Business operations and IT infrastructure roles account for the remaining 10–18%.
The composition of open roles — weighted heavily toward chip design and embedded software — reflects semiconductor GCCs operating as genuine engineering units, not offshore delivery extensions.
“For years, semiconductor hiring in India was largely led by a handful of large GCCs. What we are seeing now is a shift — small-scale and mid-sized centers are stepping up and building teams more proactively,” said Neelabh Shukla, Chief Business Officer at Careernet.
Hyderabad emerges as sector shifts beyond Bengaluru
Approximately 50% of India’s semiconductor GCCs currently operate as single-location setups, but that structure is shifting as more centers adopt multi-location operating models and the sector grows past its historical concentration in Bengaluru.
Hyderabad is emerging as a meaningful secondary hub, absorbing chip design and software engineering headcount as GCCs diversify their geographic footprint across India’s major technology clusters.
The move toward multi-location models signals a sector that has matured from offshore experimentation into scaled, embedded global engineering infrastructure — a structural shift with direct hiring implications for both established and newly formed centers.

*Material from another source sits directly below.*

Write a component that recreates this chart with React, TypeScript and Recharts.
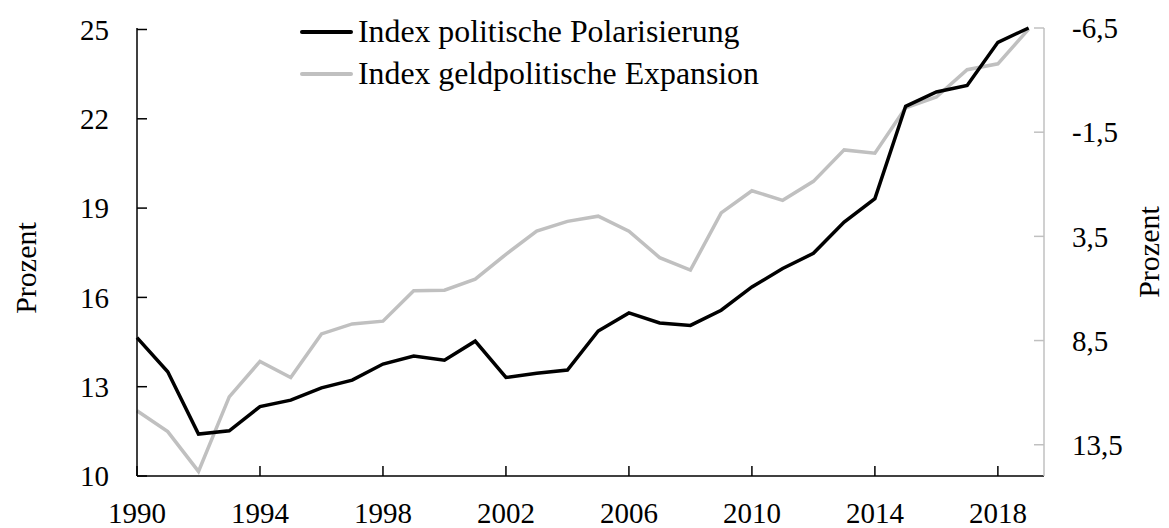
import { Line, LineChart, XAxis, YAxis } from 'recharts';

const FONT = '"Liberation Serif", "Times New Roman", serif';

const YEARS = [
  1990, 1991, 1992, 1993, 1994, 1995, 1996, 1997, 1998, 1999,
  2000, 2001, 2002, 2003, 2004, 2005, 2006, 2007, 2008, 2009,
  2010, 2011, 2012, 2013, 2014, 2015, 2016, 2017, 2018, 2019,
];

// Index politische Polarisierung (linke Achse)
const POLARISIERUNG = [
  14.65, 13.5, 11.41, 11.52, 12.33, 12.55, 12.96, 13.22, 13.76, 14.03,
  13.89, 14.53, 13.31, 13.45, 13.56, 14.87, 15.48, 15.14, 15.06, 15.57,
  16.35, 16.97, 17.48, 18.53, 19.32, 22.42, 22.9, 23.12, 24.57, 25.05,
];

// Index geldpolitische Expansion (rechte Achse, umgekehrt)
const GELDPOLITIK = [
  11.87, 12.87, 14.78, 11.2, 9.5, 10.27, 8.18, 7.7, 7.57, 6.11,
  6.08, 5.55, 4.36, 3.25, 2.78, 2.53, 3.25, 4.52, 5.12, 2.37,
  1.31, 1.77, 0.86, -0.65, -0.49, -2.67, -3.19, -4.5, -4.78, -6.45,
];

const X_TICKS = [1990, 1994, 1998, 2002, 2006, 2010, 2014, 2018];
const LEFT_TICKS = [10, 13, 16, 19, 22, 25];
const RIGHT_TICKS = [-6.5, -1.5, 3.5, 8.5, 13.5];

const SERIES = [
  { key: 'pol', name: 'Index politische Polarisierung', color: '#000000' },
  { key: 'geld', name: 'Index geldpolitische Expansion', color: '#c0c0c0' },
];

const data = YEARS.map((year, i) => ({ year, pol: POLARISIERUNG[i], geld: GELDPOLITIK[i] }));

const fmtComma = (v: number) => v.toFixed(1).replace('.', ',');

function AxisTitle({ px, py }: { px: number; py: number }) {
  return (
    <text
      x={px}
      y={py}
      transform={`rotate(-90 ${px} ${py})`}
      textAnchor="middle"
      dominantBaseline="central"
      fontFamily={FONT}
      fontSize={30}
      fill="#000"
    >
      Prozent
    </text>
  );
}

export default function App() {
  const tickStyle = { fontSize: 29, fill: '#000', fontFamily: FONT };
  return (
    <div style={{ position: 'absolute', left: 0, top: 0, width: 1169, height: 528, background: '#fff' }}>
      <LineChart width={1169} height={528} data={data} margin={{ top: 28, right: 25, bottom: 7, left: 37 }}>
        <XAxis
          dataKey="year"
          type="number"
          domain={[1990, 2019.5]}
          ticks={X_TICKS}
          height={45}
          tick={tickStyle}
          tickSize={-10}
          tickMargin={36}
          axisLine={{ stroke: '#000', strokeWidth: 1.5 }}
          tickLine={{ stroke: '#000', strokeWidth: 1.5 }}
        />
        <YAxis
          yAxisId="left"
          orientation="left"
          domain={[10, 25]}
          ticks={LEFT_TICKS}
          width={100}
          tick={tickStyle}
          tickSize={-10}
          tickMargin={38}
          axisLine={{ stroke: '#000', strokeWidth: 1.5 }}
          tickLine={{ stroke: '#000', strokeWidth: 1.5 }}
          label={<AxisTitle px={25} py={268} />}
        />
        <YAxis
          yAxisId="right"
          orientation="right"
          reversed
          domain={[-6.5, 15]}
          ticks={RIGHT_TICKS}
          tickFormatter={fmtComma}
          width={100}
          tick={tickStyle}
          tickSize={-10}
          tickMargin={38}
          axisLine={{ stroke: '#c0c0c0', strokeWidth: 1.5 }}
          tickLine={{ stroke: '#c0c0c0', strokeWidth: 1.5 }}
          label={<AxisTitle px={1148} py={252} />}
        />
        <Line yAxisId="right" type="linear" dataKey="geld" stroke="#c0c0c0" strokeWidth={3.5} dot={false} isAnimationActive={false} />
        <Line yAxisId="left" type="linear" dataKey="pol" stroke="#000000" strokeWidth={3.5} dot={false} isAnimationActive={false} />
      </LineChart>
      <div style={{ position: 'absolute', left: 300, top: 11, fontFamily: FONT, fontSize: 31.8, color: '#000' }}>
        {SERIES.map((s) => (
          <div key={s.key} style={{ display: 'flex', alignItems: 'center', height: 42, whiteSpace: 'nowrap' }}>
            <span style={{ display: 'inline-block', width: 53, height: 4, background: s.color, borderRadius: 2 }} />
            <span style={{ marginLeft: 5 }}>{s.name}</span>
          </div>
        ))}
      </div>
    </div>
  );
}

For staffing, talent solutions, and workforce transition firms, three consecutive months of accelerating semiconductor GCC hiring represent a sustained demand signal rather than a seasonal spike.
As mid-sized and smaller centers build VLSI and embedded software teams without the institutional hiring infrastructure of large incumbent operators, they present the clearest near-term commercial opportunity in the GCC enablement and technical recruitment market.
Each new multi-location expansion adds fresh headcount requirements in cities where chip design talent pools are still being built, widening the commercial window for specialist recruiters on both the geographic and organizational dimension.